• _What needs to be done_:
Return exactly the listing's lines, from its first line to the line holding "import plotly.graph_objects as go", ends included.

• _Supplied data_:
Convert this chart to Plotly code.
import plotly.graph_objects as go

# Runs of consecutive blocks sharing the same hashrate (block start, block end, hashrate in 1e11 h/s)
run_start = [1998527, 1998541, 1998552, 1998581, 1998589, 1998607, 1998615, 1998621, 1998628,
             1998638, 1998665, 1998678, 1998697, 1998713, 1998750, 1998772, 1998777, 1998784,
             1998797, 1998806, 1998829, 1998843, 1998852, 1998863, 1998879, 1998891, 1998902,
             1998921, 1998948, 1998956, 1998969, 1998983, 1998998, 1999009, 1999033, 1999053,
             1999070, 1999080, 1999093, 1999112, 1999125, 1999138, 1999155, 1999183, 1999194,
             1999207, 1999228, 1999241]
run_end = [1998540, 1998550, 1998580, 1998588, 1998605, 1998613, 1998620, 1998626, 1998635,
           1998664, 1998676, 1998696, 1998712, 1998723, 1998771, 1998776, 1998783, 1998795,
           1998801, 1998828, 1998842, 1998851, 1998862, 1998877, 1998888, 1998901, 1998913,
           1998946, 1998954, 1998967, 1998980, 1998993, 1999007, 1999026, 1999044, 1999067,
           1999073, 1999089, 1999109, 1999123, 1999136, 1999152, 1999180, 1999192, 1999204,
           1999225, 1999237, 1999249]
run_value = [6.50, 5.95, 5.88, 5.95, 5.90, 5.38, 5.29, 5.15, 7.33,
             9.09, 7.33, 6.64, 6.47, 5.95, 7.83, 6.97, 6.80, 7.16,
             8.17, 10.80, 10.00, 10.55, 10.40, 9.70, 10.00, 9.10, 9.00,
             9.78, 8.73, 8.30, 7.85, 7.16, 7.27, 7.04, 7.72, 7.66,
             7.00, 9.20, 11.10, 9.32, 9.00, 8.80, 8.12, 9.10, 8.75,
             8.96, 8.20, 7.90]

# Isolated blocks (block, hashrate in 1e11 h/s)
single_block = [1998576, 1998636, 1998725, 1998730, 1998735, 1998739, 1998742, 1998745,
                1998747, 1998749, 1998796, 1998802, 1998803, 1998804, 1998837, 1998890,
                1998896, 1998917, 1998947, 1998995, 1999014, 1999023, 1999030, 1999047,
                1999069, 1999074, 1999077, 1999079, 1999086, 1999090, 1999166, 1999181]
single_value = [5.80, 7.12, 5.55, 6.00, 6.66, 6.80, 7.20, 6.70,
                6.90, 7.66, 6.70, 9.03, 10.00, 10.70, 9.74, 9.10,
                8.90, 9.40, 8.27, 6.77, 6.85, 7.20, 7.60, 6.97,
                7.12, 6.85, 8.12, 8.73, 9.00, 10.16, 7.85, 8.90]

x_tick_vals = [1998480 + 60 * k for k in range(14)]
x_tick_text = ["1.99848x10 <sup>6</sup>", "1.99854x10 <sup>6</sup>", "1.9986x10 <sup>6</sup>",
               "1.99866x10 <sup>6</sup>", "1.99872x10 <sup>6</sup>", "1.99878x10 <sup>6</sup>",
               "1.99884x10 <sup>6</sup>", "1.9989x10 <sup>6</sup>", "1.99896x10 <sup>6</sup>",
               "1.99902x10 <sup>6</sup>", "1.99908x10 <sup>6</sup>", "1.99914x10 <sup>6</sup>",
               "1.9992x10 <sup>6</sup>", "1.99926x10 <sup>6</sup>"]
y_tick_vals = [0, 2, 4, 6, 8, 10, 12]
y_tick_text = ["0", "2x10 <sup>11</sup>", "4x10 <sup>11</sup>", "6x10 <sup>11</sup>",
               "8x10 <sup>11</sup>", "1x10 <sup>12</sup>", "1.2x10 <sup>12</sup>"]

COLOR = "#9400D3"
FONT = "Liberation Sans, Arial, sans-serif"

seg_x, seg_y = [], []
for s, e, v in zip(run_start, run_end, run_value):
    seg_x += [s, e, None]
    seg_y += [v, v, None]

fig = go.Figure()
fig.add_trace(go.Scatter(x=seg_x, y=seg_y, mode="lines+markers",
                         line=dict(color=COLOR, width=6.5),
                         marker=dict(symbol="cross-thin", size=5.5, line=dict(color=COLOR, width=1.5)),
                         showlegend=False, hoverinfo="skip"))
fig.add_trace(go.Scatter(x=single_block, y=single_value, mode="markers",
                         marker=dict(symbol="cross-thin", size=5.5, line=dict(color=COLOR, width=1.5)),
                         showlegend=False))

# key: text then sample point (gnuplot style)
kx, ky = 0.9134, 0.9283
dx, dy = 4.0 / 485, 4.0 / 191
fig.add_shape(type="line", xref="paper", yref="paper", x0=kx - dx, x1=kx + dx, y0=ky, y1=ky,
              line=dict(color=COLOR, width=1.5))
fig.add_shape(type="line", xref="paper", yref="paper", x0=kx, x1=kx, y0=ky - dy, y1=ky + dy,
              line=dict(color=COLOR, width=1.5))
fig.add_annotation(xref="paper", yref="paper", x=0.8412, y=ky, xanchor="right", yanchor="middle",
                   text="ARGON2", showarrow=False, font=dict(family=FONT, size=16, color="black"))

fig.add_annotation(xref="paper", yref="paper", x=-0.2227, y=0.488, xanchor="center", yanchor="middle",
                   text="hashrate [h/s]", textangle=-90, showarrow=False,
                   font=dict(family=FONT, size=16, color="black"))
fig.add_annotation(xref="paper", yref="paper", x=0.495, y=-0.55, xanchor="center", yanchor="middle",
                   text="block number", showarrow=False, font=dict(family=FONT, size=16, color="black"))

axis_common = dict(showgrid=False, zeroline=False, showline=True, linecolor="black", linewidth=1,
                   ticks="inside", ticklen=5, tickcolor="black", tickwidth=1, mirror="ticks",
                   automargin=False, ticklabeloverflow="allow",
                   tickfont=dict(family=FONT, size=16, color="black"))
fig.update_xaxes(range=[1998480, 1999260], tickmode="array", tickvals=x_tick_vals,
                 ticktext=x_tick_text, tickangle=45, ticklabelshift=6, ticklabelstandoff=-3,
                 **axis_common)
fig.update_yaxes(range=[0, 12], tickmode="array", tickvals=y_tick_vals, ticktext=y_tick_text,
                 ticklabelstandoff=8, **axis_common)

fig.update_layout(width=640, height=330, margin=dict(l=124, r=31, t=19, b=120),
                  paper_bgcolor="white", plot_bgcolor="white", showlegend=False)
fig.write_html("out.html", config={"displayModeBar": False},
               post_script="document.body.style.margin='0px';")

• _The reply_:
Convert this chart to Plotly code.
import plotly.graph_objects as go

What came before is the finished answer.